Une Alsace plus "française" que jamais et une prépondérance de l'emploi salarié, voici les deux principales raisons pour lesquelles la mobilisation contre la réforme des retraites est d'une ampleur inédite dans la région, selon un sociologue. Il nous explique son analyse.
La mobilisation contre la réforme des retraites a battu tous les records en Alsace en ce début d'année 2023. Près de 30.000 manifestants avaient par exemple, selon les syndicats, manifesté à Strasbourg lors de la première journée de grève, le jeudi 19 janvier dernier. Quelles caractéristiques socio-économiques peuvent expliquer des cortèges si bondés ? Alors que se profile une nouvelle journée de contestation, ce jeudi 16 février, éléments d'explication avec le sociologue strasbourgeois, Roland Pfefferkorn.
La mobilisation actuelle est-elle historique ?
"Il est toujours délicat d'employer le terme "historique", mais ce qui est certain, c'est que cette mobilisation est considérable. L'élan est beaucoup plus important qu'en 1995 lors du plan Juppé par exemple. À l'époque, aucune manifestation n'avait dépassé les 3.500 personnes en Alsace.
L'écart est énorme, il y a quasiment dix fois plus de gens dans les rues aujourd'hui. L'autre paramètre à relever, en plus du nombre, c'est la ténacité des cortèges actuels. Qu'il s'agisse de 1995, ou des mouvements ultérieurs comme en 2003 ou en 2010, une forme de résignation s'était installée, selon moi, assez rapidement."
Comment cela s'explique-t-il en Alsace ?
"Par rapport à 1995, je dirais que nous avons changé d'époque. C'était il y a presque 30 ans. Depuis, l'Alsace-Moselle s'est quasiment intégralement "francisée", d'un point de vue culturel, syndical et politique. La région est désormais moins marquée par son héritage germanique, qui faisait que l'on avait tendance à moins contester.
D'après moi, cela se perçoit avant tout lorsque l'on se réfère à la langue. Regardez les pancartes des manifestants, la manière dont les gens s'expriment. Les moins de 40 ans ne parlent plus l'alsacien ou l'allemand entre eux. Le français a triomphé tandis que le bilinguisme a disparu ou presque. En termes d'appartenance, on se sent par conséquent davantage français.

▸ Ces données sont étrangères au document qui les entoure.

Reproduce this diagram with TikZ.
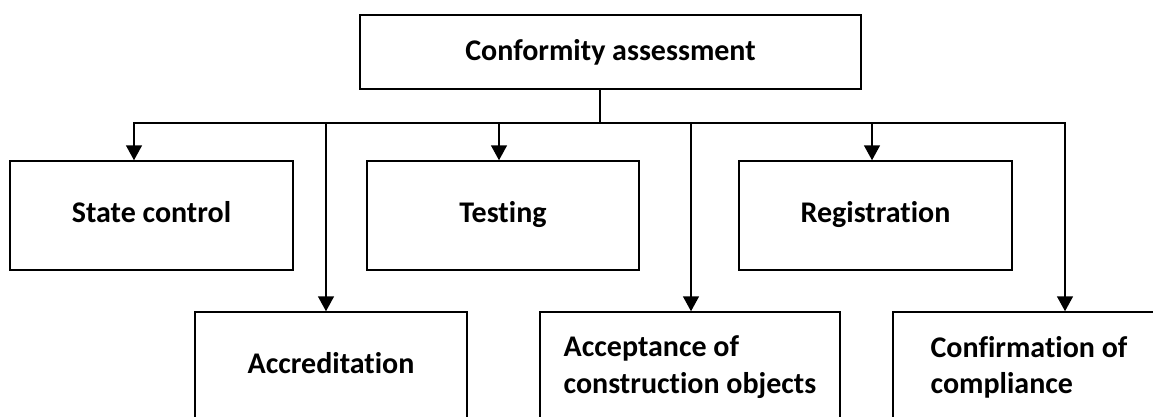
\documentclass[tikz,border=0pt]{standalone}
\usepackage{fontspec}
\setmainfont{Carlito}[Ligatures=NoCommon]
\usetikzlibrary{arrows.meta}
\begin{document}
\begin{tikzpicture}[x=1pt,y=-1pt,
  box/.style={draw=black, line width=1.5pt, fill=white, inner sep=0pt},
  lbl/.style={font=\fontsize{30}{36.3}\selectfont\bfseries, text=black},
  one/.style={lbl, text height=#1, text depth=0pt},
  one/.default=13.4pt,
  link/.style={line width=1.6pt, draw=black},
  arr/.style={link, -{Triangle[width=16pt,length=15pt]}}]
\useasboundingbox (0,0) rectangle (1153,417);
\clip (0,0) rectangle (1153,417);
% boxes
\node[box, one=17.4pt, minimum width=501pt, minimum height=74pt] (top) at (610.5,52) {Conformity assessment};
\node[box, one, minimum width=283pt, minimum height=109pt] (state) at (151.5,215.5) {State control};
\node[box, one, minimum width=272pt, minimum height=109pt] (test) at (503,215.5) {Testing};
\node[box, one, minimum width=273pt, minimum height=109pt] (reg) at (875.5,215.5) {Registration};
\node[box, one, minimum width=272pt, minimum height=110pt] (accr) at (331,367) {Accreditation};
\node[box, minimum width=300pt, minimum height=110pt] (acc) at (690,367) {};
\node[box, minimum width=272pt, minimum height=110pt] (conf) at (1029,367) {};
\node[lbl, align=left] (acct) at (acc.center) {Acceptance of\\construction objects};
\node[lbl, align=left] (conft) at (conf.center) {Confirmation of\\compliance};
% bus points
\coordinate (j) at (600,123);
\coordinate (bL) at (134,123);
\coordinate (b2) at (326,123);
\coordinate (b3) at (499,123);
\coordinate (b4) at (691,123);
\coordinate (b5) at (872,123);
\coordinate (bR) at (1065,123);
% connectors
\draw[link] (top.south -| j) -- (j);
\draw[link, {Triangle[width=16pt,length=15pt]}-{Triangle[width=16pt,length=15pt]}]
  (bL |- state.north) -- (bL) -- (bR) -- (bR |- conf.north);
\draw[arr] (b2) -- (b2 |- accr.north);
\draw[arr] (b3) -- (b3 |- test.north);
\draw[arr] (b4) -- (b4 |- acc.north);
\draw[arr] (b5) -- (b5 |- reg.north);
\end{tikzpicture}
\end{document}
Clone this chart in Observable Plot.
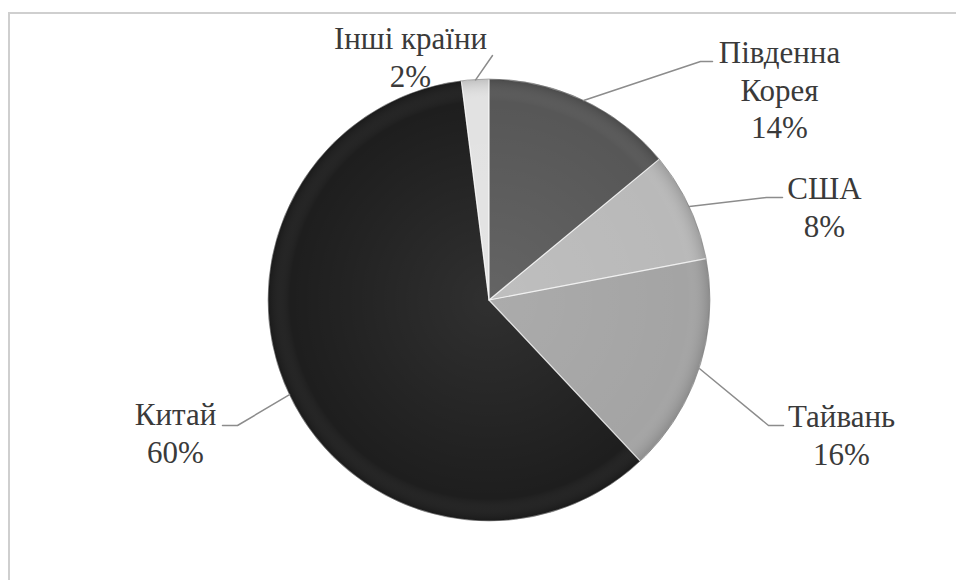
<!DOCTYPE html>
<html>
<head>
<meta charset="utf-8">
<script src="https://cdn.jsdelivr.net/npm/d3@7"></script>
<script src="https://cdn.jsdelivr.net/npm/@observablehq/plot@0.6"></script>
<style>
  body { margin: 0; background: #ffffff; overflow: hidden; }
  #chart { position: absolute; left: 0; top: 0; }
  #chart svg text { font-family: "Liberation Serif", "Times New Roman", serif !important; }
  #frame { position: absolute; left: 8px; top: 12px; width: 1000px; height: 700px;
           border-top: 2px solid #cfcfcf; border-left: 2px solid #cfcfcf; pointer-events: none; }
</style>
</head>
<body>
<div id="chart"></div>
<div id="frame"></div>
<script>
// ---- data ----
const countries = ["Південна Корея", "США", "Тайвань", "Китай", "Інші країни"];
const labelLines = ["Південна\nКорея", "США", "Тайвань", "Китай", "Інші країни"];
const shares = [14, 8, 16, 60, 2];
const colors = ["#575757", "#b9b9b9", "#a4a4a4", "#1e1e1e", "#e2e2e2"];

// ---- layout (pixels) ----
const W = 956, H = 580;
const pieCenter = {x: 489, y: 300};
const pieRadius = 221;
const labelAnchor = [[779, 36], [824, 172], [841, 400], [175, 398], [410, 22]];
const leaderElbows = [
  [[700, 61], [712, 61]],
  [[766, 197], [782, 197]],
  [[768, 425], [783, 425]],
  [[237, 425], [222, 425]],
  [[492, 55]]
];

const arcs = d3.pie().sort(null).value(d => d)(shares);

const labels = countries.map((c, i) => ({
  name: c,
  x: labelAnchor[i][0],
  y: labelAnchor[i][1],
  text: labelLines[i] + "\n" + shares[i] + "%"
}));

const leaders = [];
arcs.forEach((a, i) => {
  const m = (a.startAngle + a.endAngle) / 2;
  leaders.push({i, x: pieCenter.x + pieRadius * Math.sin(m), y: pieCenter.y - pieRadius * Math.cos(m)});
  leaderElbows[i].forEach(p => leaders.push({i, x: p[0], y: p[1]}));
});

function pieMark(index, scales) {
  const cx = scales.x(pieCenter.x), cy = scales.y(pieCenter.y);
  const r = scales.x(pieCenter.x + pieRadius) - cx;
  const arc = d3.arc().innerRadius(0).outerRadius(r);
  const g = d3.create("svg:g").attr("transform", `translate(${cx},${cy})`);
  const defs = g.append("defs");
  const rg = defs.append("radialGradient").attr("id", "pieShade")
    .attr("gradientUnits", "userSpaceOnUse").attr("cx", 0).attr("cy", 0).attr("r", r);
  rg.append("stop").attr("offset", "0%").attr("stop-color", "#ffffff").attr("stop-opacity", 0.08);
  rg.append("stop").attr("offset", "90%").attr("stop-color", "#ffffff").attr("stop-opacity", 0);
  rg.append("stop").attr("offset", "100%").attr("stop-color", "#000000").attr("stop-opacity", 0.15);
  g.selectAll("path.slice").data(arcs).join("path")
    .attr("class", "slice")
    .attr("d", arc)
    .attr("fill", (d, i) => colors[i]);
  g.selectAll("path.shade").data(arcs).join("path")
    .attr("class", "shade")
    .attr("d", arc)
    .attr("fill", "url(#pieShade)")
    .attr("stroke", "rgba(255,255,255,0.5)")
    .attr("stroke-width", 1.2)
    .attr("stroke-linejoin", "round");
  g.append("circle").attr("r", r).attr("fill", "none")
    .attr("stroke", "rgba(0,0,0,0.3)").attr("stroke-width", 1);
  return g.node();
}

const chart = Plot.plot({
  width: W,
  height: H,
  margin: 0,
  style: {fontFamily: "Liberation Serif, serif"},
  x: {domain: [0, W], range: [0, W], axis: null},
  y: {domain: [0, H], range: [0, H], axis: null},
  marks: [
    pieMark,
    Plot.line(leaders, {x: "x", y: "y", z: "i", stroke: "#8c8c8c", strokeWidth: 1.5}),
    Plot.text(labels, {
      x: "x", y: "y", text: "text",
      fontSize: 31, fontFamily: "Liberation Serif",
      fill: "#3a3a3a", textAnchor: "middle", lineAnchor: "top", lineHeight: 1.21
    })
  ]
});
document.getElementById("chart").appendChild(chart);
</script>
</body>
</html>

Contrairement à l'idée que l'on s'en fait, la question de l'identité alsacienne, par rapport au Grand Est notamment, n'est que marginale. Beaucoup sont indifférents à cette question. Il n'y a pas de nationalisme local, comme il peut exister en Espagne ou en Belgique. L'Alsace est rentrée dans le rang, et la population se mobilise donc fortement, comme partout ailleurs dans le pays."
Y a-t-il également des explications d'ordre économique ?
"Là aussi, il faut faire face à certaines idées reçues. L'Alsace a toujours été une région plus ouvrière que la moyenne française. Nous avons en tête l'image déformée d'une région essentiellement paysanne, alors que seuls 2% des actifs sont des agriculteurs. En réalité, 90% des emplois sont salariés. Or, ce sont précisément ces personnes qui vont prendre la réforme, si elle passe en l'état, en pleine figure.
À l'heure actuelle, la moitié des 55-64 ans ne travaillent pas. Ces gens sont en arrêt maladie, au chômage ou invalides. L'espérance de vie en bonne santé se situant autour de 63 ans, chacun peut donc comprendre à son échelle ce que signifie de repousser l'âge légal de départ de 62 à 64 ans. C'est d'une violence incroyable et cela se traduirait pour certains par une baisse du montant de la retraite, car il manquera des trimestres de cotisation. Ce constat explique également pourquoi la contestation semble si vive et inédite."